Feeds:
Posts
Comments

Posts Tagged ‘desert’

It takes some time for the traces and stink of civilization to fade, and with it the frenetic feel and busyness of a productive life. There is no productivity here, at least in a traditional sense. Unless breathing is considered productive. Unless studying the shapes and shadows of saguaro and ocotillo is worth something. Unless sampling endless beauty and soft desert sunsets can be considered a vocation, or learning the nuanced intricacies of sparrow chip and cactus wren whirrings.

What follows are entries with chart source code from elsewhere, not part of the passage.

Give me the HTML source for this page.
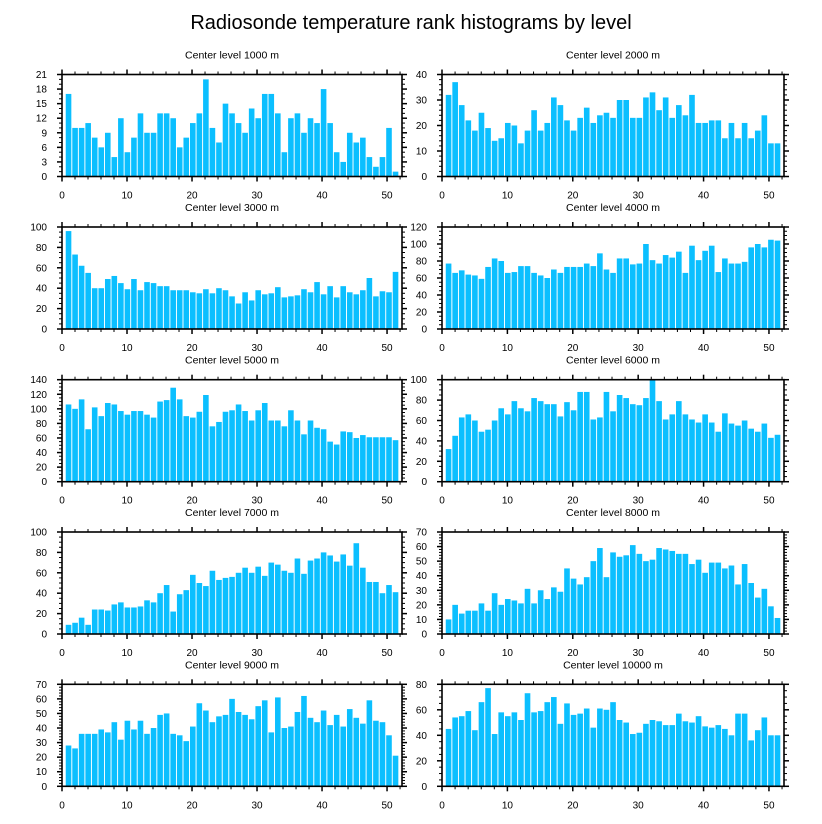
<!DOCTYPE html>
<html><head><meta charset="utf-8"><style>
body{margin:0;background:#fff;}
svg{display:block;font-family:"Liberation Sans",sans-serif;}
</style></head><body>
<svg id="chart" width="822" height="824">
<text x="411" y="29" text-anchor="middle" font-size="20" fill="#000">Radiosonde temperature rank histograms by level</text>
</svg>
<script>
const levels = ["1000","2000","3000","4000","5000","6000","7000","8000","9000","10000"];
const yMaxes = [21,40,100,120,140,100,100,70,70,80];
const yMajors = [3,10,20,20,20,20,20,10,10,20];
const yMinors = [1,2,5,5,5,5,5,2,2,5];
const xTicks = [0,10,20,30,40,50];
const v1000 = [17,10,10,11,8,6,9,4,12,5,8,13,9,9,13,13,12,6,8,11,13,20,10,7,15,13,11,9,14,12,17,17,13,5,12,13,9,12,11,18,11,5,3,9,7,8,4,2,4,10,1];
const v2000 = [32,37,28,22,18,25,19,14,15,21,20,13,18,26,18,21,31,28,22,18,23,27,21,24,25,23,30,30,23,23,31,33,26,31,23,28,24,32,21,21,22,22,15,21,15,21,15,18,24,13,13];
const v3000 = [96,73,62,55,40,40,49,52,45,39,49,38,46,45,42,42,38,38,38,36,35,39,35,40,38,32,25,36,28,38,34,35,41,31,32,33,39,36,46,34,42,31,42,36,34,38,50,32,37,36,56];
const v4000 = [77,66,69,64,63,59,73,83,80,66,67,74,74,66,63,60,70,66,73,73,73,77,74,89,70,66,83,83,76,77,100,81,77,87,84,91,66,98,81,92,98,67,83,77,77,79,96,100,96,105,104];
const v5000 = [106,100,113,72,102,90,108,106,97,92,97,97,92,88,110,112,129,113,90,88,96,119,76,82,96,98,106,97,84,98,108,84,84,76,98,84,65,84,74,72,55,51,69,68,60,64,61,61,61,61,57];
const v6000 = [32,45,63,66,60,49,51,60,72,66,79,72,69,82,79,76,76,64,78,70,88,88,61,63,88,69,85,82,76,75,82,100,79,61,66,79,66,61,58,66,58,49,67,57,55,60,52,49,57,43,46];
const v7000 = [9,11,16,9,24,24,23,29,31,26,26,27,33,31,40,48,22,39,43,58,50,47,62,53,55,56,60,65,60,66,57,70,68,62,60,74,59,72,74,80,77,71,78,67,89,65,51,51,40,48,41];
const v8000 = [10,20,14,16,16,21,16,28,20,24,23,21,31,21,30,24,32,29,45,38,34,39,50,59,39,56,53,54,61,55,50,51,59,58,57,55,55,48,51,42,49,49,45,47,34,48,35,25,31,19,11];
const v9000 = [28,26,36,36,36,39,37,44,32,45,39,45,36,40,49,50,36,35,31,41,57,52,44,48,49,60,51,49,46,55,59,37,61,40,41,51,62,47,44,52,42,49,41,53,47,43,59,45,44,35,21];
const v10000 = [45,54,55,59,44,66,77,41,58,55,58,52,73,58,59,66,70,49,65,56,57,61,46,61,60,66,52,50,41,42,49,52,51,48,48,57,51,50,55,47,46,48,45,40,57,57,36,44,54,40,40];
const series = [v1000,v2000,v3000,v4000,v5000,v6000,v7000,v8000,v9000,v10000];

const NS = "http://www.w3.org/2000/svg";
const svg = document.getElementById("chart");
function mk(tag, attrs, parent){const e=document.createElementNS(NS,tag);for(const k in attrs)e.setAttribute(k,attrs[k]);parent.appendChild(e);return e;}
const XMAX = 52.3;
const tops = [74.5,227,379.7,532,684.3];
const PH = 102;
for(let p=0;p<10;p++){
  const col=p%2,row=Math.floor(p/2);
  const L = col? 442:62, W = col? 342:340, T=tops[row], B=T+PH;
  const xs = v=> L + v/XMAX*W;
  const ys = v=> B - v/yMaxes[p]*PH;
  const g = mk("g",{},svg);
  
  
  const t = mk("text",{x:L+W/2,y:T-16,"text-anchor":"middle","font-size":"10.5",fill:"#000"},g);
  t.textContent = "Center level "+levels[p]+" m";
  
  
  const vals = series[p];
  const bw = 0.86*W/XMAX;
  vals.forEach((v,i)=>{
    const cx = xs((i+1)*1.006);
    const r = mk("rect",{x:cx-bw/2,y:ys(v),width:bw,height:B-ys(v),fill:"#0bbfff"},g);
    
    
  });
  // minor x ticks
  for(let x=0;x<=52;x+=2){
    const major = x%10===0, len = major?5:3;
    mk("line",{x1:xs(x),x2:xs(x),y1:B,y2:B+len,stroke:"#000","stroke-width":major?1.5:1},g);
    mk("line",{x1:xs(x),x2:xs(x),y1:T,y2:T-len,stroke:"#000","stroke-width":major?1.5:1},g);
  }
  xTicks.forEach(x=>{
    const lt = mk("text",{x:xs(x),y:B+22,"text-anchor":"middle","font-size":"10",fill:"#000"},g);
    lt.textContent = x;
    
    
  });
  const ymx=yMaxes[p];
  for(let y=0;y<=ymx+1e-9;y+=yMinors[p]){
    const major = Math.abs(y/yMajors[p]-Math.round(y/yMajors[p]))<1e-6, len=major?5:3;
    mk("line",{x1:L,x2:L-len,y1:ys(y),y2:ys(y),stroke:"#000","stroke-width":major?1.5:1},g);
    mk("line",{x1:L+W,x2:L+W+len,y1:ys(y),y2:ys(y),stroke:"#000","stroke-width":major?1.5:1},g);
    if(major){
      const yl = mk("text",{x:L-15,y:ys(y)+3.5,"text-anchor":"end","font-size":"10",fill:"#000"},g);
      yl.textContent = Math.round(y);
      
      
    }
  }
  const fr = mk("rect",{x:L,y:T,width:W,height:PH,fill:"none",stroke:"#000","stroke-width":1.6},g);
  
  
}
</script>
</body></html>
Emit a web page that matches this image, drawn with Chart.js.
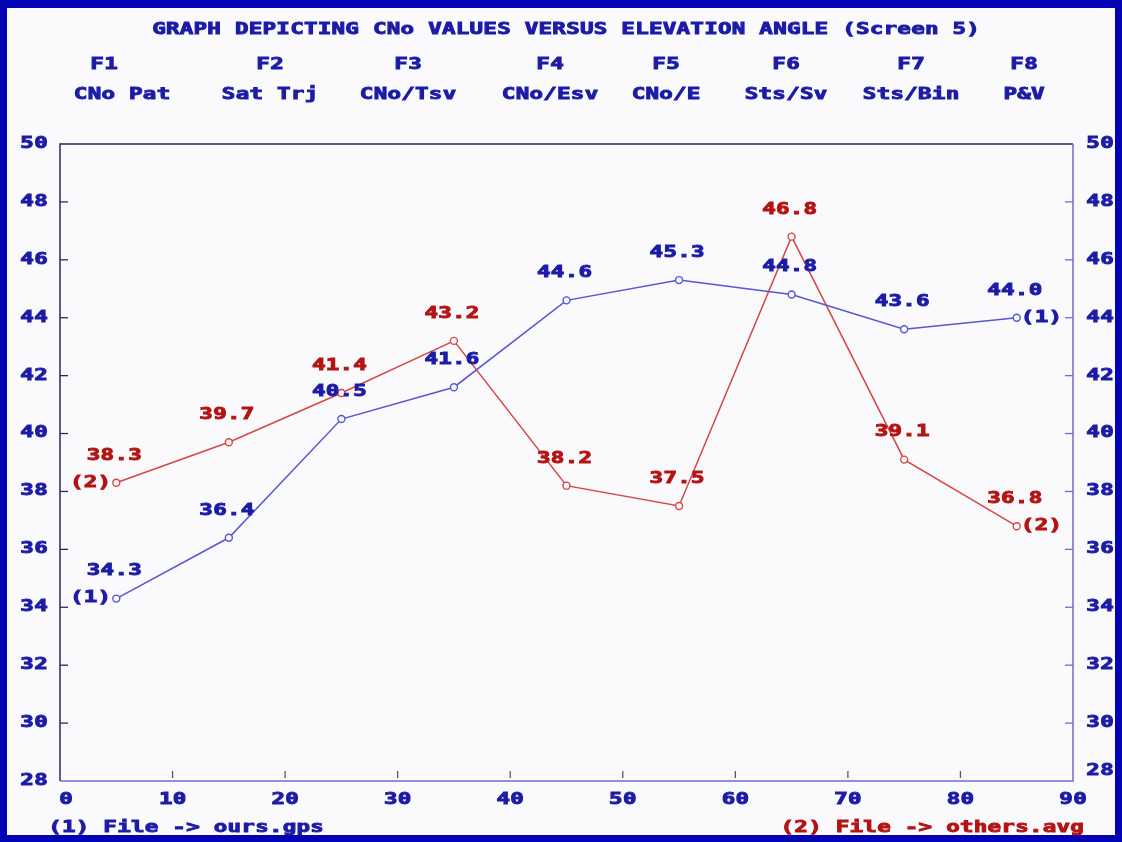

By the second day in Organ Pipe Cactus National Monument, I can feel it slipping away. Gone is the need to schedule my time, or to have a watch, for that matter. Slowly the scent of a flat-screen TV, of piped in heat and water, of a carpet is supplanted by the rain-scent of creosote, the dry must of sand, and the powder-blue whiff of an endless desert sky. Glancing at my truck, I can almost see the shadow of the city spilling out of the back and diffusing in the dry breeze. Gone is the moisture ofVermont; gone is the rusting salt of the winter roads. The desert seeps in.

I am no longer a teacher at a private boarding school inVermont. Those responsibilities fall away, too. I am back to being a student, and there is much to learn from the desert. Lessons in solitude, lessons in stillness, lessons in possibility abound. And lessons to be learned, too, from the bounce of the rock wren that lingers near my tailgate, or the manic wailings of the coyotes, or the way that the ravens dance and play in the wind, barrel-rolling just for the pleasure in it. One could spend a lifetime studying these things, and still have much to learn. For now I am content in this.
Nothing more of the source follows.